■ **GOAL**
Print exactly the lines from the first one down to the line that contains "25, interval: 5", both included, and skip the pictures.

— begin —

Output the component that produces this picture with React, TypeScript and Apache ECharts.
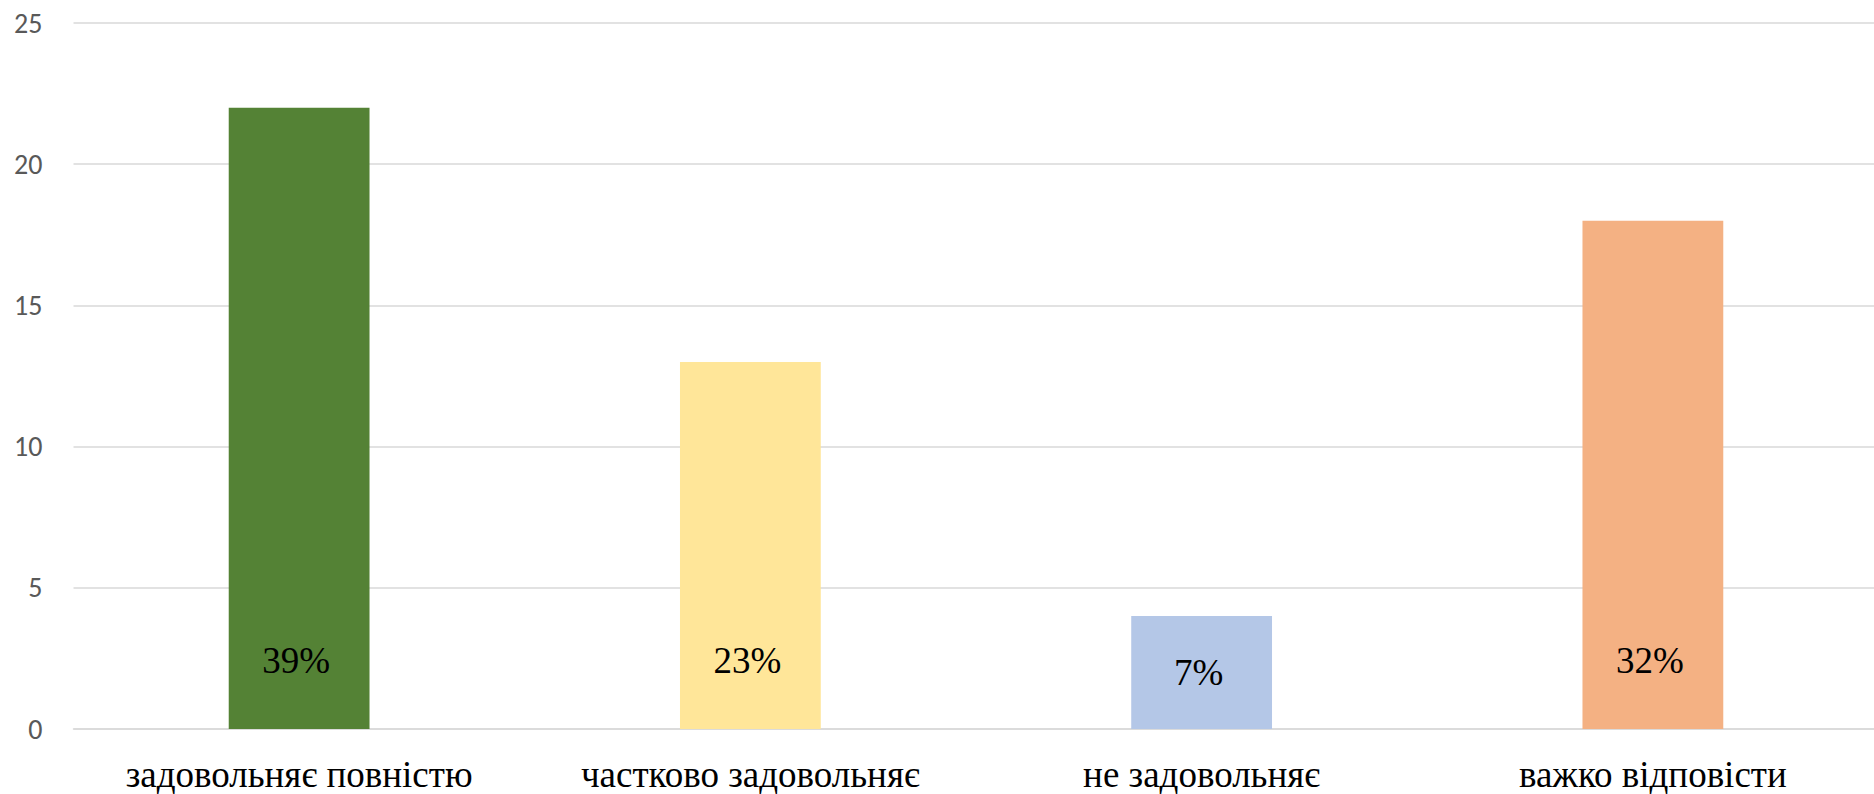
import React, { useEffect, useRef } from "react";
import * as echarts from "echarts";

const categories: string[] = [
  "задовольняє повністю",
  "частково задовольняє",
  "не задовольняє",
  "важко відповісти",
];
const values: number[] = [22, 13, 4, 18];
const percentLabels: string[] = ["39%", "23%", "7%", "32%"];
const barColors: string[] = ["#548235", "#FFE699", "#B4C7E7", "#F4B183"];
const yTicks = { min: 0, max: 25, interval: 5 };

export default function App() {
  const ref = useRef<HTMLDivElement>(null);
  useEffect(() => {
    if (!ref.current) return;
    const chart = echarts.init(ref.current, undefined, { renderer: "svg" });
    const data = values.map((v, i) => ({
      value: v,
      itemStyle: { color: barColors[i] },
      label:
        v < 8
          ? { position: "inside" as const }
          : { position: "insideBottom" as const, distance: 50 },
    }));
    chart.setOption({
      animation: false,
      backgroundColor: "#ffffff",
      grid: {
        left: 73.5,
        top: 23,
        bottom: 65,
        width: 1805,
        containLabel: false,
        outerBoundsMode: "none",
      },
      xAxis: {
        type: "category",
        data: categories,
        axisLine: { lineStyle: { color: "#D9D9D9", width: 1.5 } },
        axisTick: { show: false },
        axisLabel: {
          interval: 0,
          hideOverlap: false,
          fontFamily: "Liberation Serif, Times New Roman, serif",
          fontSize: 37,
          color: "#000000",
          margin: 27,
        },
      },
      yAxis: {
        type: "value",
        min: yTicks.min,
        max: yTicks.max,
        interval: yTicks.interval,
        axisLine: { show: false },
        axisTick: { show: false },
        splitLine: { lineStyle: { color: "#D9D9D9", width: 1.5 } },
        axisLabel: {
          fontFamily: "Carlito, Liberation Sans, Open Sans, sans-serif",
          fontSize: 28,
          color: "#595959",
          margin: 31,
        },
      },
      series: [
        {
          type: "bar",
          data,
          barWidth: "31.2%",
          label: {
            show: true,
            formatter: (p: any) => percentLabels[p.dataIndex],
            fontFamily: "Liberation Serif, Times New Roman, serif",
            fontSize: 37,
            color: "#000000",
            offset: [-3, 0],
          },
        },
      ],
    });
    return () => chart.dispose();
  }, []);
  return (
    <div
      ref={ref}
      style={{ position: "fixed", left: 0, top: 0, width: 1874, height: 794 }}
    />
  );
}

— end —

■ **TASK SOLUTION**
Output the component that produces this picture with React, TypeScript and Apache ECharts.
import React, { useEffect, useRef } from "react";
import * as echarts from "echarts";

const categories: string[] = [
  "задовольняє повністю",
  "частково задовольняє",
  "не задовольняє",
  "важко відповісти",
];
const values: number[] = [22, 13, 4, 18];
const percentLabels: string[] = ["39%", "23%", "7%", "32%"];
const barColors: string[] = ["#548235", "#FFE699", "#B4C7E7", "#F4B183"];
const yTicks = { min: 0, max: 25, interval: 5 };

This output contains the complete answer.